Let's talk a little bit about the stock market and really what I hoped you learned the past week or two.
It is very, very important that when you are investing in the stock market that you absolutely are doing it with dollar cost averaging doing little by little over time and taking advantage of when a stock that's a great stock happens to tank. Now one of my favorite stocks out there is IONQ, which is a quantum computing company. And I gave you that stock a week or so ago for a long term hold, and I said to everybody when I gave you a list of the stocks that when they go down you need to buy more.
So news came out by the CEO of NVIDIA where he said people have quantum computing wrong and it's gonna be 30 years before you can see profits with quantum computing and when he said that IONQ immediately went down almost 50%. It tanked on January 6th it was at about $51 a share.
And then before you knew it on January 8th, it was at like $30 a share. It went down bam.
Just on that news, I, on the other hand, as soon as it went down, what did I do? I went in and I bought more. Since that time, it has come back to about $40 a share, but for many of you you wrote me and you said, Suze, this stock is down almost 50%. Now what do I do? You are not to be paralyzed like that, people, if you do own a stock that's a good quality stock and it happens to go down on the news of others.
Guess what? Just buy more. So I felt like I was given a gift by being able to get into that stock again when it was down so much. So even the indexes, everybody at one point last week or whenever it was now went down significantly hundreds and hundreds of points. Then the next day, the day after, it went back up again.
So what did I tell all of you? I told you that this year is going to be a year of extremes up and extremes down, and your job is to take advantage of the extreme downs, not to sell. But to take advantage of the extreme downs by having enough cash on hand so you don't put all your money to work at once that you have to invest in the market, including your retirement accounts you have enough on the sidelines so when you have these extreme downs you're able to go in and pick up a little more. Not a whole lot more, but a little more because you never know it could continue to go down up down up down.
So this is the year that you are to buckle in and expect extreme ups and extreme downs, and that's even true with Bitcoin. Now, as I told you, I thought it was very possible that Bitcoin could go back down support level of 87, so it went down to about 90,000. All right, you could have picked up a little bit there.
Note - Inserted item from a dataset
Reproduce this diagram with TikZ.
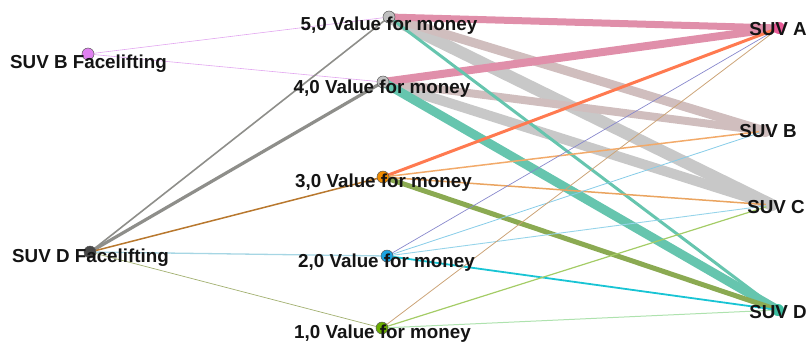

It's back up like at 104,000, but even Bitcoin and everything is going to be going up and down, just so you know.
Now gold. Gold looks like it is all staged and ready to possibly break out to go up to about 3000 and beyond, so we'll have to see what that happens. But the point of me telling you all this is that everything has a cycle where it goes up, down, up, down, up, down.
Your job when it comes to investing and things you need to do is to know what you want to own. Know why you want to own it. And then stick with it, just stick with it. Don't get afraid just stick with it, but take advantage of it when it goes down by $1 cost averaging.
OK, so this podcast today is really about just take your time right now.
Before you buy anything from real estate to stocks to exchange traded funds, understand how these markets are working now understand how real estate and the cost of owning real estate is seriously changing, seriously changing everybody. And understanding why you wanna do what you wanna do, please do not let emotions rule what you do.
Got that everybody just think about that. All right, so until Thursday when Ms. Travis joins us again on another Ask KT and Suze anything. There's just a few things that I want you to remember. The overall theme of this podcast this year is to make your money, make more money.
As well as never forget that if we work together we will rise bye bye now.